begin Information shown
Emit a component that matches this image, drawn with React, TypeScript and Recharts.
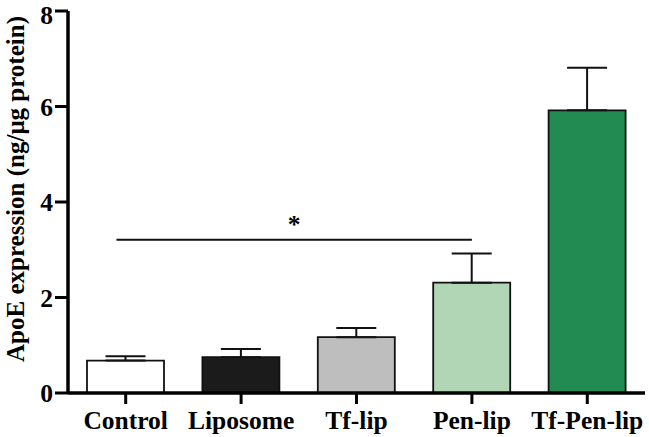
import React from 'react';
import { BarChart, Bar, XAxis, YAxis, Cell, ErrorBar, ReferenceLine } from 'recharts';

const categories = ['Control', 'Liposome', 'Tf-lip', 'Pen-lip', 'Tf-Pen-lip'];
const positions = [0.5, 1.5, 2.5, 3.5, 4.5];
const means = [0.68, 0.75, 1.17, 2.31, 5.92];
const sems = [0.09, 0.17, 0.19, 0.61, 0.89];
const barColors = ['#ffffff', '#1b1b1b', '#bebebe', '#b1d6b5', '#218b51'];
const yTicks = [0, 2, 4, 6, 8];
// significance bracket: from / to (in category band units), at value
const sigFrom = 0.42;
const sigTo = 3.5;
const sigLevel = 3.21;
const sigMark = '*';

const data = categories.map((name, i) => ({ name, pos: positions[i], value: means[i], err: [0, sems[i]] }));

const FONT = '"Liberation Serif", "Times New Roman", serif';
const textStyle = { fontFamily: FONT, fontWeight: 'bold' as const, fontSize: 25.5, fill: '#000' };

const YLabel = (props: any) => {
  const vb = props.viewBox || { x: 0, y: 0, width: 68, height: 381 };
  const x = vb.x + 24;
  const y = vb.y + vb.height / 2 - 13;
  return (
    <text x={x} y={y} transform={`rotate(-90, ${x}, ${y})`} textAnchor="middle" {...textStyle} fontSize={25}>
      ApoE expression (ng/μg protein)
    </text>
  );
};

export default function App() {
  return (
    <div style={{ position: 'absolute', left: 0, top: 0, background: '#fff' }}>
      <BarChart
        width={649}
        height={437}
        data={data}
        margin={{ top: 11, right: 4, bottom: 0, left: 0 }}
        barSize={77}
      >
        <XAxis
          dataKey="name"
          height={44}
          axisLine={{ stroke: '#000', strokeWidth: 3.5 }}
          tickLine={{ stroke: '#000', strokeWidth: 3 }}
          tickSize={11}
          tickMargin={7}
          tick={textStyle}
          interval={0}
        />
        <XAxis
          xAxisId="num"
          dataKey="pos"
          type="number"
          domain={[0, 5]}
          hide
          allowDataOverflow
          padding={{ left: 0, right: 0 }}
        />
        <YAxis
          width={68}
          domain={[0, 8]}
          ticks={yTicks}
          axisLine={{ stroke: '#000', strokeWidth: 3.5 }}
          tickLine={{ stroke: '#000', strokeWidth: 3 }}
          tickSize={13}
          tickMargin={2}
          tick={textStyle}
          label={YLabel}
        />
        <Bar dataKey="value" stroke="#111" strokeWidth={1.8} isAnimationActive={false}>
          {data.map((d, i) => (
            <Cell key={d.name} fill={barColors[i]} />
          ))}
          <ErrorBar dataKey="err" width={20} stroke="#111" strokeWidth={2} direction="y" />
        </Bar>
        <ReferenceLine
          xAxisId="num"
          segment={[{ x: sigFrom, y: sigLevel }, { x: sigTo, y: sigLevel }]}
          stroke="#111"
          strokeWidth={2}
          ifOverflow="visible"
          label={{ value: sigMark, position: 'top', offset: 7, ...textStyle }}
        />
      </BarChart>
    </div>
  );
}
end Information shown
:: Job ::
Extract, word for word, each line from the top of the data down to and including the line with "FONT, fontWeight: 'bold'"; skip the pictures.

:: Result below ::
Emit a component that matches this image, drawn with React, TypeScript and Recharts.
import React from 'react';
import { BarChart, Bar, XAxis, YAxis, Cell, ErrorBar, ReferenceLine } from 'recharts';

const categories = ['Control', 'Liposome', 'Tf-lip', 'Pen-lip', 'Tf-Pen-lip'];
const positions = [0.5, 1.5, 2.5, 3.5, 4.5];
const means = [0.68, 0.75, 1.17, 2.31, 5.92];
const sems = [0.09, 0.17, 0.19, 0.61, 0.89];
const barColors = ['#ffffff', '#1b1b1b', '#bebebe', '#b1d6b5', '#218b51'];
const yTicks = [0, 2, 4, 6, 8];
// significance bracket: from / to (in category band units), at value
const sigFrom = 0.42;
const sigTo = 3.5;
const sigLevel = 3.21;
const sigMark = '*';

const data = categories.map((name, i) => ({ name, pos: positions[i], value: means[i], err: [0, sems[i]] }));

const FONT = '"Liberation Serif", "Times New Roman", serif';
const textStyle = { fontFamily: FONT, fontWeight: 'bold' as const, fontSize: 25.5, fill: '#000' };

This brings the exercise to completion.